Algorithm parameters

The following parameters need to be tuned:

  • Number of votes in the stack before dequeue occurs (32).
  • Rate of growth for lockouts in the stack (2x).
  • Starting default lockout (2).
  • Threshold check depth for minimum cluster commitment before committing to the fork (8).
  • Minimum cluster commitment size at threshold depth (50%+).

Fork Choice

Fork choice is how each validator determines which fork to vote on when multiple concurrent forks exist. Forks are weighted based on the latest votes made by the validator set, and individual validators then vote on the "heaviest" such fork.
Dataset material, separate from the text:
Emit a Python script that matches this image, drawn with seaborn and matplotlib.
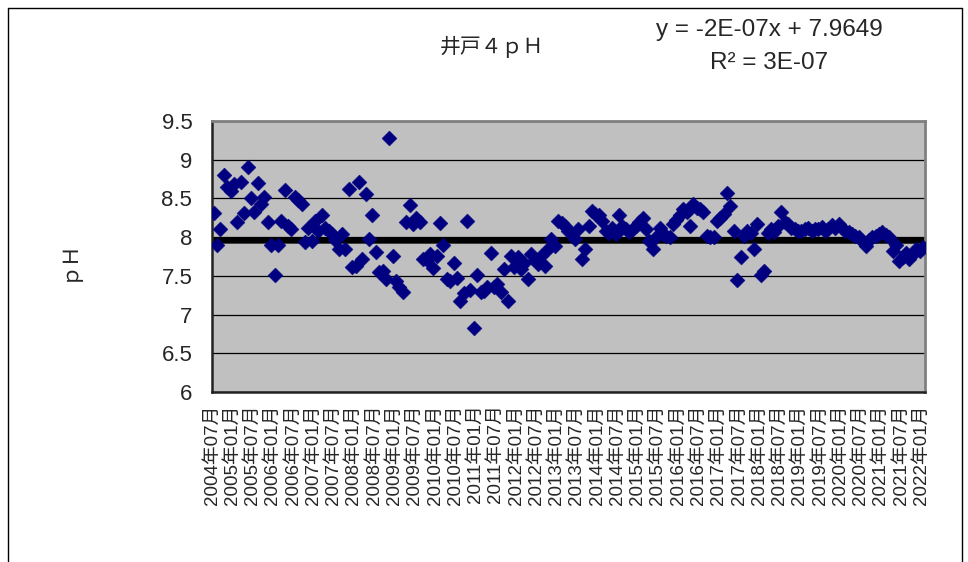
import numpy as np
import pandas as pd
import matplotlib
matplotlib.use("Agg")
import matplotlib.pyplot as plt
import seaborn as sns
from matplotlib.lines import Line2D

# ---------------- data ----------------
start_month = "2004-07"
# monthly pH readings, 2004-07 .. 2022-01
ph_values = [
    8.31, 7.90, 8.11, 8.80, 8.65, 8.60, 8.68, 8.20, 8.71, 8.31, 8.91, 8.50,
    8.33, 8.70, 8.43, 8.52, 8.20, 7.90, 7.51, 7.90, 8.21, 8.61, 8.15, 8.10,
    8.52, 8.48, 8.43, 7.94, 8.12, 7.95, 8.21, 8.08, 8.28, 8.12, 8.08, 8.04,
    7.96, 7.85, 8.04, 7.85, 8.62, 7.61, 7.63, 8.71, 7.72, 8.56, 7.97, 8.28,
    7.81, 7.55, 7.56, 7.46, 9.28, 7.76, 7.44, 7.36, 7.29, 8.20, 8.41, 8.17,
    8.25, 8.19, 7.72, 7.70, 7.78, 7.60, 7.76, 8.18, 7.90, 7.46, 7.44, 7.66,
    7.47, 7.18, 7.28, 8.21, 7.32, 6.83, 7.51, 7.29, 7.30, 7.35, 7.80, 7.35,
    7.39, 7.29, 7.59, 7.18, 7.76, 7.62, 7.74, 7.59, 7.67, 7.46, 7.78, 7.70,
    7.65, 7.76, 7.63, 7.85, 7.97, 7.89, 8.21, 8.18, 8.15, 8.08, 8.04, 7.97,
    8.10, 7.72, 7.85, 8.15, 8.34, 8.30, 8.28, 8.21, 8.08, 8.05, 8.12, 8.04,
    8.28, 8.15, 8.10, 8.06, 8.10, 8.15, 8.20, 8.25, 8.10, 7.95, 7.85, 8.00,
    8.12, 8.04, 8.02, 8.00, 8.17, 8.22, 8.28, 8.36, 8.32, 8.15, 8.43, 8.38,
    8.36, 8.32, 8.02, 8.00, 8.00, 8.21, 8.25, 8.30, 8.57, 8.40, 8.08, 7.45,
    7.75, 8.02, 8.08, 8.05, 7.85, 8.17, 7.51, 7.56, 8.05, 8.10, 8.07, 8.15,
    8.32, 8.19, 8.17, 8.12, 8.10, 8.08, 8.08, 8.10, 8.12, 8.08, 8.10, 8.11,
    8.13, 8.08, 8.10, 8.16, 8.12, 8.17, 8.12, 8.08, 8.06, 8.04, 8.02, 8.00,
    7.95, 7.89, 7.96, 8.00, 8.02, 8.04, 8.06, 8.03, 8.00, 7.82, 7.90, 7.69,
    7.74, 7.80, 7.72, 7.78, 7.85, 7.82, 7.87,
]
# Excel linear trendline (x = Excel date serial)
trend_slope = -2e-07
trend_intercept = 7.9649
equation_text = "y = -2E-07x + 7.9649"
r2_text = "R² = 3E-07"
title_text = "井戸４ｐＨ"
ylabel_text = "ｐＨ"
y_ticks = [6, 6.5, 7, 7.5, 8, 8.5, 9, 9.5]
y_tick_labels = ["6", "6.5", "7", "7.5", "8", "8.5", "9", "9.5"]
label_step_months = 6

# ---------------- derived ----------------
months = pd.period_range(start_month, periods=len(ph_values), freq="M")
month_idx = np.arange(len(ph_values))
df = pd.DataFrame({"month": month_idx + 0.5, "ph": ph_values})
tick_pos = month_idx[::label_step_months]
tick_labels = [f"{p.year}年{p.month:02d}月" for p in months[::label_step_months]]

excel_epoch = pd.Timestamp("1899-12-30")
first_serial = (months[0].to_timestamp() - excel_epoch).days
last_serial = (months[-1].to_timestamp() - excel_epoch).days

# ---------------- style ----------------
sns.set_style("white")
plt.rcParams["font.family"] = ["Liberation Sans", "Noto Sans CJK JP", "DejaVu Sans"]

W, H = 968, 562
fig = plt.figure(figsize=(W / 100, H / 100), dpi=100)
fig.patch.set_facecolor("white")

L, R, T, B = 211.7, 925.0, 121.0, 392.0
ax = fig.add_axes([L / W, 1 - B / H, (R - L) / W, (B - T) / H])
ax.set_facecolor("#C0C0C0")

ax.set_xlim(-0.1, 211.1)
ax.set_ylim(6, 9.5)

ax.set_yticks(y_ticks)
ax.grid(axis="y", color="black", linewidth=0.9, zorder=0)
ax.grid(axis="x", visible=False)
ax.set_axisbelow(True)

# trend line from Excel equation
xs = np.array([ax.get_xlim()[0], ax.get_xlim()[1]])
serials = first_serial + (xs / (len(ph_values) - 1)) * (last_serial - first_serial)
ax.plot(xs, trend_intercept + trend_slope * serials, color="black",
        linewidth=4.6, zorder=2, solid_capstyle="butt")

sns.scatterplot(data=df, x="month", y="ph", ax=ax, marker="D", s=58,
                color="#000080", edgecolor="#000080", linewidth=0.3,
                zorder=3, legend=False)

ax.set_yticklabels(y_tick_labels, fontsize=16)
ax.set_xticks(tick_pos)
ax.set_xticklabels(tick_labels, rotation=90, fontsize=13.5)
ax.tick_params(axis="x", direction="in", length=5, width=1, color="black", pad=9)
ax.tick_params(axis="y", length=0, pad=14)
ax.set_xlabel("")
ax.set_ylabel("")

for s in ["left", "bottom"]:
    ax.spines[s].set_color("#222222")
    ax.spines[s].set_linewidth(1.8)
for s in ["top", "right"]:
    ax.spines[s].set_color("#808080")
    ax.spines[s].set_linewidth(2.0)

# texts
fig.text(492 / W, 1 - 47 / H, title_text, ha="center", va="center",
         fontsize=15, family=["Noto Sans CJK JP", "DejaVu Sans"])
fig.text(769 / W, 1 - 30 / H, equation_text, ha="center", va="center", fontsize=17.5)
fig.text(769 / W, 1 - 63 / H, r2_text, ha="center", va="center", fontsize=17.5)
fig.text(68 / W, 1 - 260 / H, ylabel_text, ha="center", va="center", rotation=90,
         fontsize=15, family=["Noto Sans CJK JP", "DejaVu Sans"])

# outer chart frame
for (x0, y0, x1, y1) in [(7.5, 7.5, 961.5, 7.5), (7.5, 7.5, 7.5, 562), (961.5, 7.5, 961.5, 562)]:
    fig.add_artist(Line2D([x0 / W, x1 / W], [1 - y0 / H, 1 - y1 / H],
                          transform=fig.transFigure, color="black", linewidth=1.0))

fig.savefig("out.png", dpi=100)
Given the view of a single validator i:

Let V be the set of "most recent" valid votes received by i, i.e., v = (j, B) is in V and i has not also received a vote of the form (j, B′) such that slot(B′) > slot(B).
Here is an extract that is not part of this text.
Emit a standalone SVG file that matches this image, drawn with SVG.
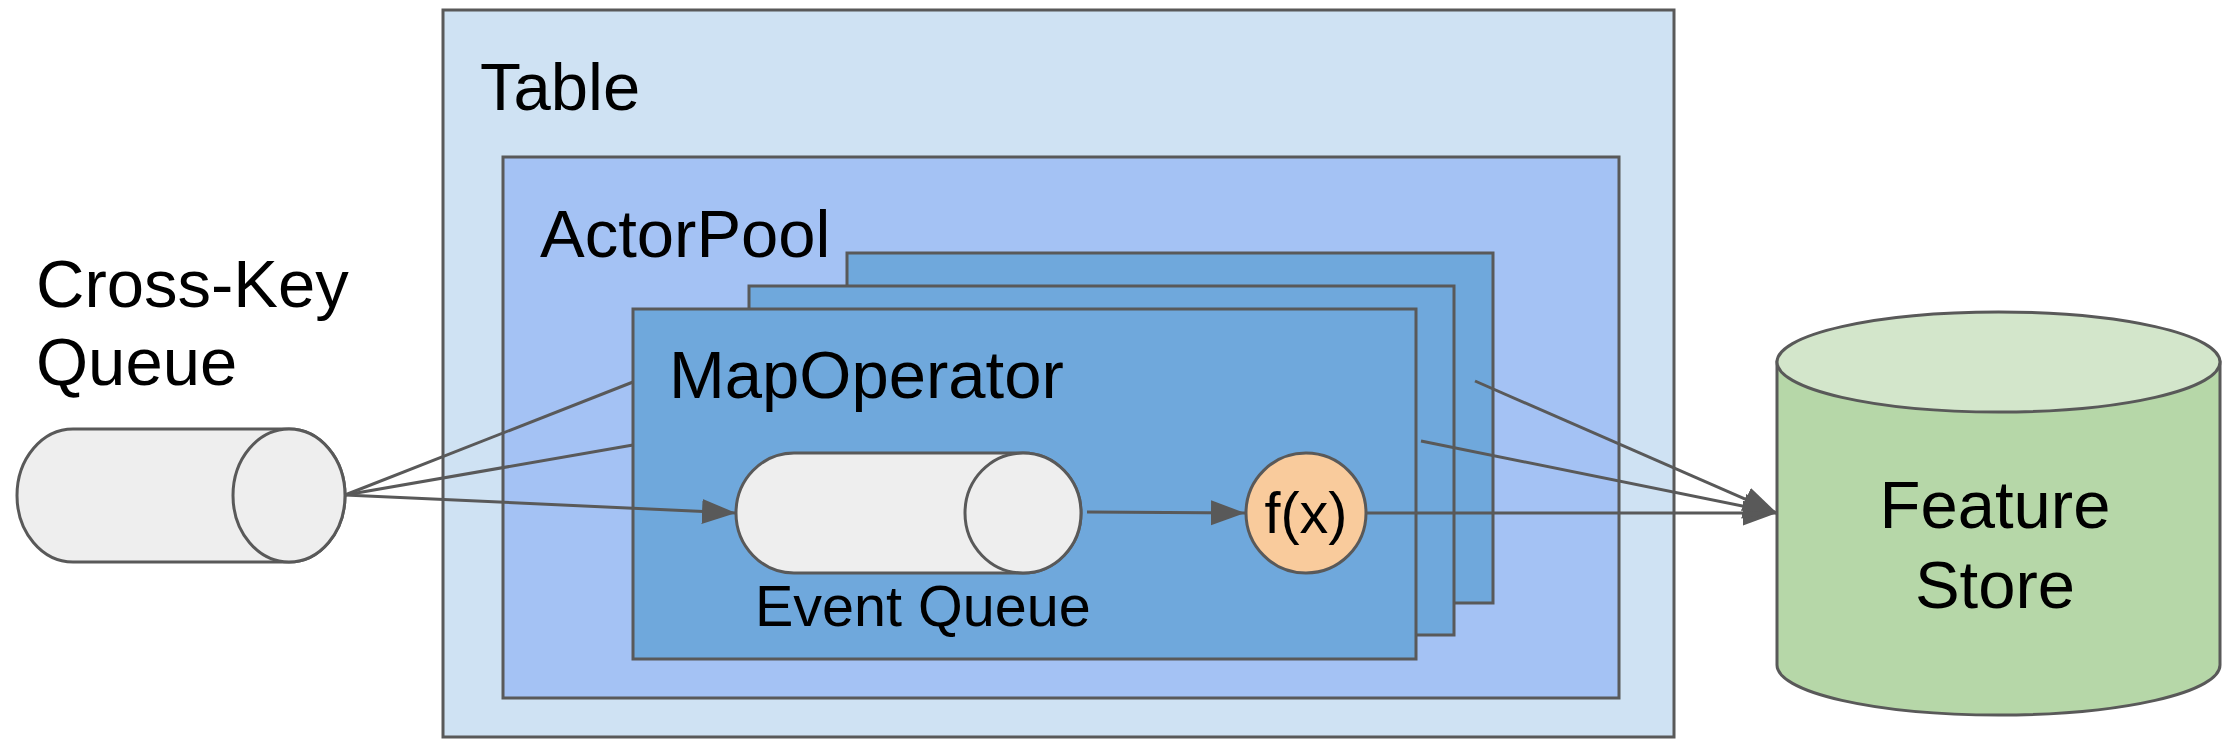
<svg xmlns="http://www.w3.org/2000/svg" width="2236" height="754" viewBox="0 0 2236 754">
<style>
.s{stroke:#595959;stroke-width:3}
.t{font-family:"Liberation Sans",Arial,sans-serif;fill:#000}
.big{font-size:67px}
.mid{font-size:57.5px}
.ln{stroke:#595959;stroke-width:3;fill:none}
</style>
<defs>
<marker id="ah" markerUnits="userSpaceOnUse" markerWidth="36" markerHeight="26" refX="34" refY="12.5" orient="auto">
<path d="M0,0 L34,12.5 L0,25 Z" fill="#595959"/>
</marker>
</defs>
<rect width="2236" height="754" fill="#ffffff"/>
<g id="table">
<rect class="s" x="443" y="10" width="1231" height="727" fill="#cfe2f3"/>
<text class="t big" x="480" y="110">Table</text>
</g>
<g id="actorpool">
<rect class="s" x="503" y="157" width="1116" height="541" fill="#a4c2f4"/>
<text class="t big" x="540" y="257">ActorPool</text>
</g>
<g id="mapop3">
<rect class="s" x="847" y="253" width="646" height="350" fill="#6fa8dc"/>
</g>
<g id="mapop2">
<rect class="s" x="749" y="286" width="705" height="349" fill="#6fa8dc"/>
</g>
<g id="mapoperator">
<rect class="s" x="633" y="309" width="783" height="350" fill="#6fa8dc"/>
<text class="t big" x="669" y="398">MapOperator</text>
</g>
<g id="crosskey">
<path class="s" d="M73,429 L289,429 A56,66.5 0 0 1 289,562 L73,562 A56,66.5 0 0 1 73,429 Z" fill="#eeeeee"/>
<ellipse class="s" cx="289" cy="495.5" rx="56" ry="66.5" fill="#eeeeee"/>
<text class="t big" x="36" y="307">Cross-Key</text>
<text class="t big" x="36" y="385">Queue</text>
</g>
<g id="eventqueue">
<path class="s" d="M794,453 L1023,453 A58,60 0 0 1 1023,573 L794,573 A58,60 0 0 1 794,453 Z" fill="#eeeeee"/>
<ellipse class="s" cx="1023" cy="513" rx="58" ry="60" fill="#eeeeee"/>
<text class="t mid" x="755" y="626">Event Queue</text>
</g>
<g id="fx">
<ellipse class="s" cx="1306" cy="513" rx="60" ry="60" fill="#f9cb9c"/>
<text class="t mid" x="1306" y="533" text-anchor="middle">f(x)</text>
</g>
<g id="featurestore">
<path class="s" d="M1777,362 L1777,665 A221.5,50 0 0 0 2220,665 L2220,362 Z" fill="#b6d7a8"/>
<ellipse class="s" cx="1998.5" cy="362" rx="221.5" ry="50" fill="#d3e6cb"/>
<text class="t big" x="1995" y="528" text-anchor="middle">Feature</text>
<text class="t big" x="1995" y="608" text-anchor="middle">Store</text>
</g>
<g id="connectors">
<line class="ln" x1="345" y1="495" x2="633" y2="382"/>
<line class="ln" x1="345" y1="495" x2="633" y2="445"/>
<line class="ln" x1="345" y1="495" x2="736" y2="513" marker-end="url(#ah)"/>
<line class="ln" x1="1087" y1="512" x2="1245" y2="513" marker-end="url(#ah)"/>
<line class="ln" x1="1367" y1="513" x2="1777" y2="513" marker-end="url(#ah)"/>
<line class="ln" x1="1421" y1="441" x2="1777" y2="513" marker-end="url(#ah)"/>
<line class="ln" x1="1475" y1="381" x2="1777" y2="513" marker-end="url(#ah)"/>
</g>
</svg>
Now the algorithm proceeds as follows:

  1. For each vote (j, B) in V, add the stake of j to B and all of its ancestors.
  2. Now Set B to be the rooted block. Set finish := 0.
  3. Perform the following loop:
*While* `finish == 0`
*Do*:
*If*: `i` has received no children of `B` then set `finish := 1` and return
`B`.
*Else*: Let `B′` be the child of `B` (amongst those received by `i`) with
most the most stake-weighted votes in `V`, breaking ties by the smallest
slot. Set `B` equal to `B'`.

Voting Algorithm

Each validator maintains a vote tower T which follows the rules described above in Vote Tower, which is a sequence of blocks it has voted for (initially empty). The variable l records the length of the stack. For each entry in the tower, denoted by B = T(x) for x < l where B is the xth entry in the tower, we record also a value confcount(B). Define the lock expiration slot lockexp(B) := slot(B) + 2 ^ confcount(B).

The validator i runs a voting loop as follows. Let B be the heaviest block returned by the fork choice rule above Fork Choice. If i has not voted for B before, then i votes for B so long as the following conditions are satisfied:

  1. Respecting lockouts: For any block B′ in the tower that is not an ancestor of B, lockexp(B′) ≤ slot(B).
  2. Threshold check: Described above in Threshold Check
  3. Switching threshold: Have sufficiently many votes on other forks if switching forks. Let Btop denote the block at the top of the stack. If Btop is not an ancestor of B, then:
    • Let VBtop ⊆ V be the set of votes on Btop or ancestors or descendents of Btop.
    • We need |V \ VBtop | > 38%. More details on this can be found in Optimistic Confirmation

If all the conditions are satisfied and validator i votes for block B then it adjusts its tower as follows (same rules described above in Vote Tower).

  1. Remove expired blocks top down. Let x := l - 1. While x >= 0 && lockexp(T(x)) < slot(B), remove T(x) from the tower, and set l := l - 1 and x := x - 1.
  2. Add block to tower. T(l) := B, confcount(B) := 1, and set l := l + 1.
  3. Double lockouts. For each element B = T(x) if l > x + confcount(B), then confcount(B) := confcount(B) + 1.

PoH ASIC Resistance

Votes and lockouts grow exponentially while ASIC speed up is linear. There are possible attack vectors involving a faster ASIC outlined below.

ASIC Rollback

An attacker generates a concurrent fork from an older block to try to rollback the cluster. In this attack the concurrent fork is competing with forks that have already been voted on. This attack is limited by the exponential growth of the lockouts.

  • 1 vote has a lockout of 2 slots. Concurrent fork must be at least 2 slots ahead, and be produced in 1 slot. Therefore requires an ASIC 2x faster.
  • 2 votes have a lockout of 4 slots. Concurrent fork must be at least 4 slots ahead and produced in 2 slots. Therefore requires an ASIC 2x faster.
  • 3 votes have a lockout of 8 slots. Concurrent fork must be at least 8 slots ahead and produced in 3 slots. Therefore requires an ASIC 2.6x faster.
  • 10 votes have a lockout of 1024 slots. 1024/10, or 102.4x faster ASIC.
  • 20 votes have a lockout of 2^20 slots. 2^20/20, or 52,428.8x faster ASIC.